The latest construction numbers came out today from the U.S. Census Bureau, and they were promising: at a seasonally adjusted annual rate of $934.4 billion, construction spending in November was up 1.0 percent from October and 5.9 percent from November 2012 to its highest level since March of 2009. During the first 11 months of 2013, construction spending amounted to $828.4 billion, 5.0 percent above the the same period in 2012.

Today’s numbers, though, are not the only positive development for construction. Here are three other positive signs for the construction marketplace:

1. Residential Construction is Back on Top – At $659.4 billion, private construction (which includes residential) was up 2.2 percent in November, while residential construction specifically was up 1.9 percent. Though residential remains 49 percent below its early 2006 peak, according to Bill McBride’s latest calculations, it was up 24 percent on a year-over-year basis in November, and is once again the largest category for construction spending, a historical marker that bodes well for the housing market.

2. Significant Increase for New Home Sales – Meanwhile, new home sales were up 16.6 percent year-over-year in November, continuing a very strong 2013; in the first 11 months of 2013, new home sales were up 17.6 percent over the same period in 2012. And really, new home sales have no where else to go but up.
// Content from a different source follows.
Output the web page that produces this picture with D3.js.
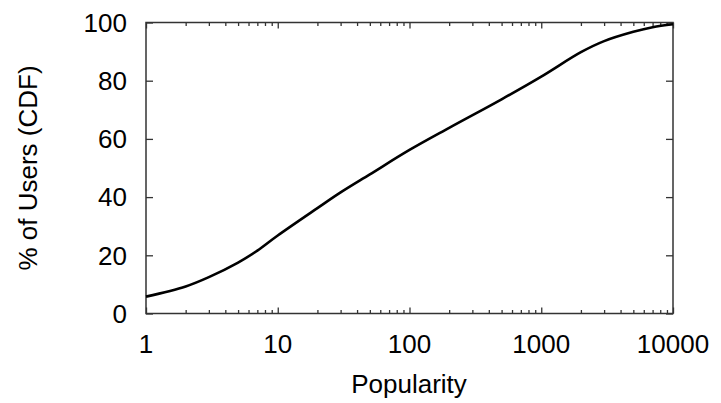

Even with its strong performance, 2013 will still be, at roughly 433,000 sales, the sixth weakest year of new home sales since 1963. And with sales expected to increase to 750-800 thousand over the next several years, you can see how much room remains for growth.

3. Distressing Gap is Closing – Though new home sales are increasing, existing-home sales still outnumber new sales by a 10:1 ratio, which is far above the historical ratio of 6:1. Thankfully, though, that “distressing gap,” as McBride calls it, is starting to close. The distressing gap resulted from two things – the preponderance of distressed inventory on the market, and the extremely low levels of new construction, which caused existing-home sales to balloon and new home sales to collapse. With that gap closing, though, we are that much closer to a more stable housing market.